America’s Maximalist Phase is Over. There May Not Be Another One
Afghanistan has dealt a fatal blow to our entire way of thinking about the world.
“Why do you think there has been such a furious focus on the pullout from Afghanistan?” a friend asked me the other day. “Yes, the images were horrific, the withdrawal has been ham-fisted, and the rhetoric has been callous. But all of this has been a long time coming.”

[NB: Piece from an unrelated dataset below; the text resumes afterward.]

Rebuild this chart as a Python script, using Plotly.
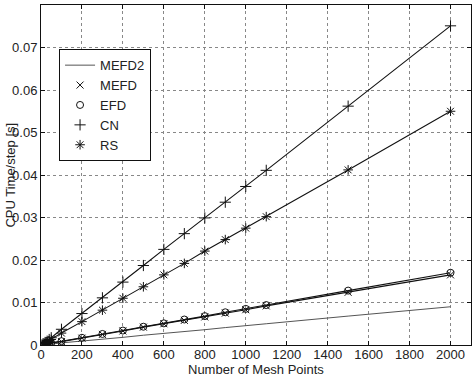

It’s a good and important question. Partly, I think, is that the botched withdrawal felt very personal. Beyond the usual feeding frenzy that an event like this occasions, coverage was driven by the legitimate panic and anguish many journalists and foreign policy specialists felt at abandoning and betraying Afghans they had worked with in the past. Twenty years is a long time, and a lot of people covering the story had built relationships with people in and outside Kabul who were now sending desperate pleas for help as America hastily packed up. On a purely human level, we were doing a shitty thing. And unlike most shitty things that countries regularly do in the pursuit of foreign policy, this hit home in ways it usually doesn’t for many in the imperial capital. That fed into shaping the frenzied tone with which the story was covered.
But I think something else is also at play. I think we are seeing the simultaneous unraveling of two organizing concepts for American foreign policy happen in real time. Both the belief in the hopeful narrative that liberal democracy was to be inevitably triumphant across the globe, and the fear-driven narrative that emerged after 9/11 for American engagement in the so-called Global War on Terror, have come apart. And I'm not sure it will be possible to put them together again.

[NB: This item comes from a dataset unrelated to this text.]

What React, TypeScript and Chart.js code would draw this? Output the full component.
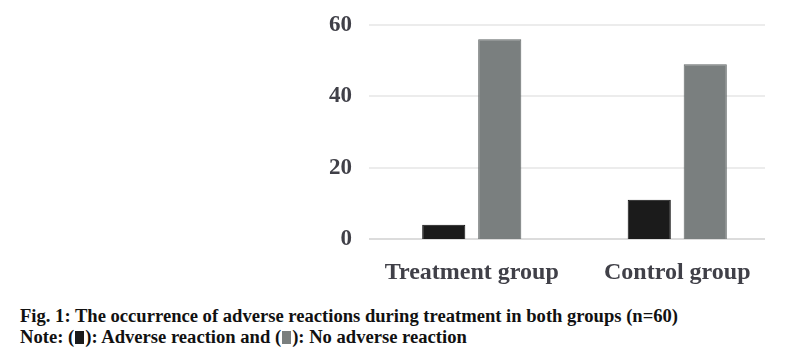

Rhetoric about “freedom” and “democracy” have always guided and grounded American policymakers, either as foundational principles that must be upheld for moral reasons, or as a general means of mustering domestic support for various policies in a raucous, freewheeling republic. When such crusading rhetoric was soldered on to calls for countering a perceived existential threat, America could be roused to overwhelming activism abroad. Steve Sestanovich’s magisterial book Maximalist traces this tendency throughout the Cold War. The Truman, Kennedy, and Reagan presidencies represent high-points of this kind of thinking. The debacles in Korea and Vietnam provided brutal reality checks on unbridled American ambition, and the presidencies that followed tried to figure out how to, as Sestanovich puts it, “do less . . . not more. Think harder, not bigger. Hit the brakes, not the gas.”